[INSTRUCTIONS FOR THE TASK] Print exactly the lines from the first one down to the line that contains "29, 30, 31];", both included, and skip the pictures.

[GIVEN INFORMATION]
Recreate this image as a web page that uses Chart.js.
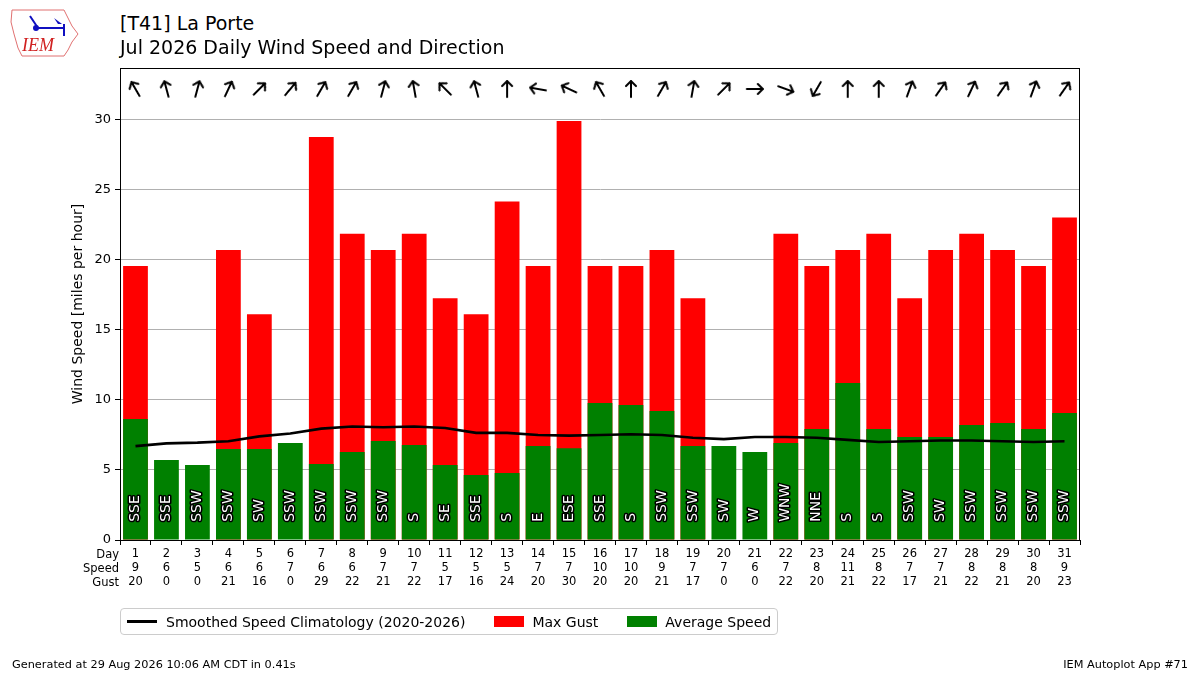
<!DOCTYPE html>
<html>
<head>
<meta charset="utf-8">
<script src="https://cdn.jsdelivr.net/npm/chart.js@4.4.1/dist/chart.umd.min.js"></script>
<style>
  body { margin: 0; width: 1200px; height: 675px; position: relative; background: #fff; overflow: hidden;
         font-family: "DejaVu Sans", sans-serif; color: #000; }
  #chart { position: absolute; left: 0; top: 0; }
  #logo { position: absolute; left: 8px; top: 4px; }
  .title { position: absolute; left: 120px; font-size: 19px; white-space: nowrap; }
  .foot { position: absolute; top: 658px; font-size: 11.3px; white-space: nowrap; }
  #legend { position: absolute; left: 120px; top: 608px; height: 27px; border: 1px solid #ccc; border-radius: 4px;
            display: flex; align-items: center; font-size: 14px; padding: 0 6px; box-sizing: border-box; }
  #legend .item { display: flex; align-items: center; margin-right: 29px; }
  #legend .item:last-child { margin-right: 0; }
  #legend .line { width: 30px; height: 3px; background: #000; margin-right: 9px; }
  #legend .patch { width: 30px; height: 11px; margin-right: 8px; }
</style>
</head>
<body>
<canvas id="logo" width="72" height="56"></canvas>
<div class="title" style="top:12px">[T41] La Porte</div>
<div class="title" style="top:36px">Jul 2026 Daily Wind Speed and Direction</div>
<canvas id="chart" width="1200" height="675"></canvas>
<div id="legend">
  <div class="item"><div class="line"></div>Smoothed Speed Climatology (2020-2026)</div>
  <div class="item"><div class="patch" style="background:#ff0000"></div>Max Gust</div>
  <div class="item"><div class="patch" style="background:#008000"></div>Average Speed</div>
</div>
<div class="foot" style="left:12px">Generated at 29 Aug 2026 10:06 AM CDT in 0.41s</div>
<div class="foot" style="right:12px">IEM Autoplot App #71</div>

<script>
// July 2026, one entry per day
const days = [1, 2, 3, 4, 5, 6, 7, 8, 9, 10, 11, 12, 13, 14, 15, 16,
              17, 18, 19, 20, 21, 22, 23, 24, 25, 26, 27, 28, 29, 30, 31];

const avgSpeed = [8.64, 5.71, 5.36, 6.5, 6.5, 6.93, 5.43, 6.29, 7.07, 6.79, 5.36, 4.64, 4.79, 6.71, 6.55, 9.79,
                  9.64, 9.21, 6.71, 6.71, 6.29, 6.93, 7.93, 11.21, 7.93, 7.36, 7.36, 8.21, 8.36, 7.93, 9.07];

const maxGust = [19.56, 0, 0, 20.71, 16.11, 0, 28.77, 21.86, 20.71, 21.86, 17.26, 16.11, 24.17, 19.56, 29.92, 19.56,
                 19.56, 20.71, 17.26, 0, 0, 21.86, 19.56, 20.71, 21.86, 17.26, 20.71, 21.86, 20.71, 19.56, 23.02];

const climo = [6.7, 6.9, 6.95, 7.05, 7.4, 7.6, 7.95, 8.1, 8.05, 8.1, 8.0, 7.65, 7.65, 7.5, 7.45, 7.5,
               7.55, 7.5, 7.3, 7.2, 7.35, 7.35, 7.3, 7.15, 7.0, 7.05, 7.1, 7.1, 7.05, 7.0, 7.05];

// wind direction (degrees, direction the wind blows from)
const dirDeg = [150, 165, 195, 205, 225, 220, 210, 210, 195, 170, 135, 165, 180, 100, 115, 150,
                180, 210, 190, 225, 270, 290, 30, 180, 180, 200, 215, 205, 215, 200, 215];

const dirText = ['SSE', 'SSE', 'SSW', 'SSW', 'SW', 'SSW', 'SSW', 'SSW', 'SSW', 'S', 'SE', 'SSE', 'S', 'E', 'ESE', 'SSE',
                 'S', 'SSW', 'SSW', 'SW', 'W', 'WNW', 'NNE', 'S', 'S', 'SSW', 'SW', 'SSW', 'SSW', 'SSW', 'SSW'];

const speedLbl = [9, 6, 5, 6, 6, 7, 6, 6, 7, 7, 5, 5, 5, 7, 7, 10, 10, 9, 7, 7, 6, 7, 8, 11, 8, 7, 7, 8, 8, 8, 9];
const gustLbl = [20, 0, 0, 21, 16, 0, 29, 22, 21, 22, 17, 16, 24, 20, 30, 20, 20, 21, 17, 0, 0, 22, 20, 21, 22, 17, 21, 22, 21, 20, 23];

const yTicks = [0, 5, 10, 15, 20, 25, 30];
const rowNames = ['Day', 'Speed', 'Gust'];

const ARROW_ROW = 32.2;
const LABEL_ROW = 1.3;

// little logo
(function () {
  const c = document.getElementById('logo').getContext('2d');
  c.strokeStyle = '#e07070'; c.lineWidth = 1;
  c.beginPath();
  c.moveTo(4, 6); c.lineTo(56, 6); c.lineTo(60, 14); c.lineTo(64, 22); c.lineTo(70, 30);
  c.lineTo(64, 38); c.lineTo(60, 46); c.lineTo(56, 52); c.lineTo(14, 52); c.lineTo(10, 44);
  c.lineTo(6, 30); c.lineTo(3, 18); c.closePath(); c.stroke();
  c.strokeStyle = '#1010c0'; c.fillStyle = '#1010c0'; c.lineWidth = 2;
  c.beginPath(); c.moveTo(22, 12); c.lineTo(30, 24); c.lineTo(56, 24); c.stroke();
  c.beginPath(); c.arc(28, 24, 3, 0, Math.PI * 2); c.fill();
  c.beginPath(); c.moveTo(46, 14); c.lineTo(54, 20); c.lineTo(50, 20); c.closePath(); c.fill();
  c.beginPath(); c.moveTo(56, 20); c.lineTo(56, 32); c.stroke();
  c.fillStyle = '#d02020'; c.font = 'italic 18px "Liberation Serif", serif';
  c.fillText('IEM', 14, 47);
})();

// arrow marker pointing up, rotated per point
const arrowImg = document.createElement('canvas');
arrowImg.width = 22; arrowImg.height = 22;
(function () {
  const c = arrowImg.getContext('2d');
  c.strokeStyle = '#000'; c.lineWidth = 2; c.lineCap = 'round'; c.lineJoin = 'round';
  c.beginPath(); c.moveTo(11, 19); c.lineTo(11, 3); c.stroke();
  c.beginPath(); c.moveTo(6, 8); c.lineTo(11, 3); c.lineTo(16, 8); c.stroke();
})();

const extras = {
  id: 'extras',
  afterDatasetsDraw(chart) {
    const { ctx, scales: { x, y } } = chart;
    ctx.save();
    ctx.font = '14px "DejaVu Sans"';
    ctx.textAlign = 'left';
    ctx.textBaseline = 'middle';
    ctx.lineJoin = 'round';
    dirText.forEach((t, i) => {
      ctx.save();
      ctx.translate(x.getPixelForValue(i), y.getPixelForValue(LABEL_ROW));
      ctx.rotate(-Math.PI / 2);
      ctx.lineWidth = 3; ctx.strokeStyle = '#000';
      ctx.strokeText(t, 0, 0);
      ctx.fillStyle = '#fff';
      ctx.fillText(t, 0, 0);
      ctx.restore();
    });
    ctx.restore();
  },
  afterDraw(chart) {
    const { ctx, chartArea: a, scales: { x } } = chart;
    ctx.save();
    ctx.strokeStyle = '#000'; ctx.lineWidth = 1;
    ctx.strokeRect(a.left + 0.5, a.top + 0.5, a.right - a.left - 1, a.bottom - a.top);
    ctx.fillStyle = '#000';
    ctx.font = '11.5px "DejaVu Sans"';
    ctx.textAlign = 'right';
    ctx.textBaseline = 'middle';
    rowNames.forEach((n, i) => ctx.fillText(n, a.left - 1, x.top + 15 + i * 14));
    ctx.restore();
  }
};

new Chart(document.getElementById('chart'), {
  data: {
    labels: days.map((d, i) => [String(d), String(speedLbl[i]), String(gustLbl[i])]),
    datasets: [
      {
        type: 'line', label: 'Smoothed Speed Climatology (2020-2026)', data: climo,
        borderColor: '#000', borderWidth: 2.6, pointRadius: 0, tension: 0, order: 0
      },
      {
        type: 'line', label: 'Direction', data: days.map(() => ARROW_ROW),
        showLine: false, pointStyle: arrowImg, pointRotation: dirDeg.map(d => (d + 180) % 360),
        pointRadius: 10, order: 0
      },
      {
        type: 'bar', label: 'Average Speed', data: avgSpeed, backgroundColor: '#008000',
        grouped: false, barPercentage: 0.8, categoryPercentage: 1, order: 1
      },
      {
        type: 'bar', label: 'Max Gust', data: maxGust, backgroundColor: '#ff0000',
        grouped: false, barPercentage: 0.8, categoryPercentage: 1, order: 2
      }
    ]
  },
  options: {
    responsive: false,
    devicePixelRatio: 1,
    animation: false,
    layout: { padding: { left: 66, right: 120, top: 68, bottom: 85 } },
    plugins: { legend: { display: false }, tooltip: { enabled: false } },
    scales: {
      x: {
        type: 'category',
        grid: { display: true, drawOnChartArea: false, drawTicks: true, tickLength: 5, tickColor: '#000', color: '#000' },
        border: { display: true, color: '#000' },
        ticks: { color: '#000', font: { family: 'DejaVu Sans', size: 11.5, lineHeight: '14px' }, padding: 2, maxRotation: 0, autoSkip: false },
        afterFit(s) { s.height = 50; }
      },
      y: {
        min: 0, max: 33.7,
        afterBuildTicks(s) { s.ticks = yTicks.map(v => ({ value: v })); },
        grid: { color: '#b0b0b0', lineWidth: 1, tickLength: 5, tickColor: '#000' },
        border: { display: true, color: '#000' },
        ticks: { color: '#000', font: { family: 'DejaVu Sans', size: 13 }, padding: 4 },
        title: { display: true, text: 'Wind Speed [miles per hour]', color: '#000', font: { family: 'DejaVu Sans', size: 14 }, padding: 4 },
        afterFit(s) { s.width = 54; }
      }
    }
  },
  plugins: [extras]
});
</script>
</body>
</html>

[RESPONSE]
Recreate this image as a web page that uses Chart.js.
<!DOCTYPE html>
<html>
<head>
<meta charset="utf-8">
<script src="https://cdn.jsdelivr.net/npm/chart.js@4.4.1/dist/chart.umd.min.js"></script>
<style>
  body { margin: 0; width: 1200px; height: 675px; position: relative; background: #fff; overflow: hidden;
         font-family: "DejaVu Sans", sans-serif; color: #000; }
  #chart { position: absolute; left: 0; top: 0; }
  #logo { position: absolute; left: 8px; top: 4px; }
  .title { position: absolute; left: 120px; font-size: 19px; white-space: nowrap; }
  .foot { position: absolute; top: 658px; font-size: 11.3px; white-space: nowrap; }
  #legend { position: absolute; left: 120px; top: 608px; height: 27px; border: 1px solid #ccc; border-radius: 4px;
            display: flex; align-items: center; font-size: 14px; padding: 0 6px; box-sizing: border-box; }
  #legend .item { display: flex; align-items: center; margin-right: 29px; }
  #legend .item:last-child { margin-right: 0; }
  #legend .line { width: 30px; height: 3px; background: #000; margin-right: 9px; }
  #legend .patch { width: 30px; height: 11px; margin-right: 8px; }
</style>
</head>
<body>
<canvas id="logo" width="72" height="56"></canvas>
<div class="title" style="top:12px">[T41] La Porte</div>
<div class="title" style="top:36px">Jul 2026 Daily Wind Speed and Direction</div>
<canvas id="chart" width="1200" height="675"></canvas>
<div id="legend">
  <div class="item"><div class="line"></div>Smoothed Speed Climatology (2020-2026)</div>
  <div class="item"><div class="patch" style="background:#ff0000"></div>Max Gust</div>
  <div class="item"><div class="patch" style="background:#008000"></div>Average Speed</div>
</div>
<div class="foot" style="left:12px">Generated at 29 Aug 2026 10:06 AM CDT in 0.41s</div>
<div class="foot" style="right:12px">IEM Autoplot App #71</div>

<script>
// July 2026, one entry per day
const days = [1, 2, 3, 4, 5, 6, 7, 8, 9, 10, 11, 12, 13, 14, 15, 16,
              17, 18, 19, 20, 21, 22, 23, 24, 25, 26, 27, 28, 29, 30, 31];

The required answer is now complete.